One of Soas’s specialities remains the languages of Africa, Asia and the Middle East. But the study of popular modern foreign languages, such as French and German, has been in decline in the UK for the past decade, as fewer pupils take them at school. That has left Soas’s suite of language courses facing an even tougher domestic recruitment market.

Teaching languages is also relatively expensive. In larger universities, cheaper and more popular courses, such as politics and law, cross-subsidise the costs of modern languages, but Soas is also a victim of its size. While it does offer popular courses such as law for undergraduates, the numbers are too small to offset the costs of language provision. While English universities have a median turnover of about £150m a year, Soas’s is barely £90m.
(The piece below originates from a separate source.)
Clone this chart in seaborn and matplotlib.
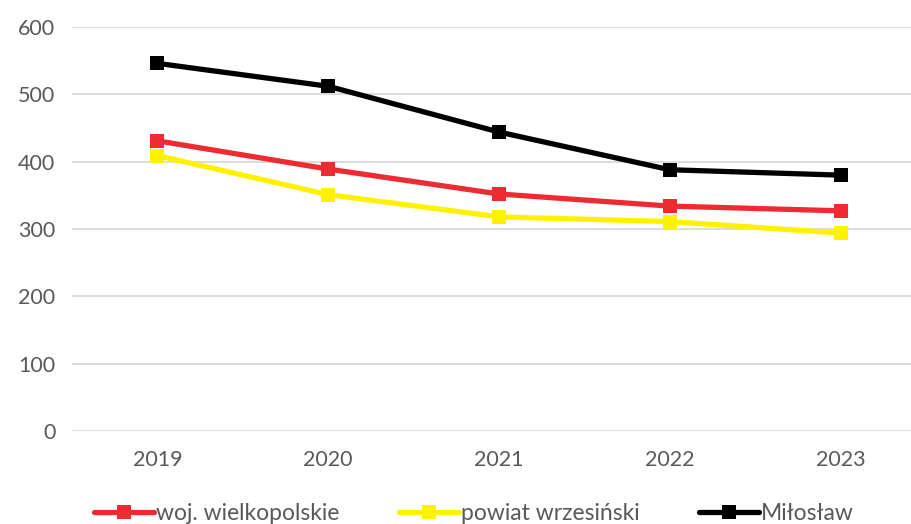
import pandas as pd
import matplotlib.pyplot as plt
import seaborn as sns

years = ["2019", "2020", "2021", "2022", "2023"]
woj = [431, 389, 352, 334, 327]
powiat = [409, 351, 318, 311, 294]
miloslaw = [546, 512, 444, 388, 380]
series_names = ["woj. wielkopolskie", "powiat wrzesiński", "Miłosław"]
colors = ["#EE2B33", "#FFF200", "#000000"]

df = pd.DataFrame({
    "Rok": years * 3,
    "Wartość": woj + powiat + miloslaw,
    "Seria": [series_names[0]] * 5 + [series_names[1]] * 5 + [series_names[2]] * 5,
})

sns.set_style("white")
plt.rcParams["font.family"] = ["Lato", "DejaVu Sans"]

fig = plt.figure(figsize=(9.12, 5.24), dpi=100)
ax = fig.add_axes([72 / 912, (524 - 431) / 524, (926 - 72) / 912, (431 - 27) / 524])

sns.lineplot(data=df, x="Rok", y="Wartość", hue="Seria", style="Seria",
             palette=colors, markers=["s", "s", "s"], dashes=False,
             linewidth=3.8, markersize=10, markeredgewidth=0, ax=ax, sort=False)

ax.set_xlim(-0.5, 4.5)
ax.set_ylim(0, 600)
ax.set_yticks(range(0, 601, 100))
ax.yaxis.grid(True, color="#D9D9D9", linewidth=1.3)
ax.set_axisbelow(True)
for s in ax.spines.values():
    s.set_visible(False)
ax.tick_params(axis="both", length=0, labelsize=15.5, labelcolor="#595959")
ax.tick_params(axis="x", pad=14)
ax.tick_params(axis="y", pad=12)
ax.set_xlabel("")
ax.set_ylabel("")

handles, labels = ax.get_legend_handles_labels()
ax.legend(handles, labels, loc="center", bbox_to_anchor=(0.52, 10 / 524),
          bbox_transform=fig.transFigure, ncol=3, frameon=False,
          fontsize=16.5, labelcolor="#595959", handlelength=2.6,
          handletextpad=0.1, columnspacing=2.6)

fig.savefig("out.png", dpi=100)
Matters were made worse in 2015 when the government removed the cap on undergraduates numbers that had restrained individual university growth. Coupled with the £9,000 tuition fee introduced in 2012, institutions suddenly had both the incentive and the means to recruit as many students as possible. Many grew rapidly, eating into Soas’s pool of students at home and abroad.

If a restructured Soas continues to struggle to attract students, the question will be if a government that wants to declare Britain open in a post-Brexit, post-coronavirus world can afford to let it close. The school still attracts policymakers from around the world for training, while the United Nations and other multilateral organisations are filled with its graduates.

“Saving Soas needs a political decision at some point, the government needs to decide that this institution is valuable. But everybody is really sceptical that this government would do that,” said one academic.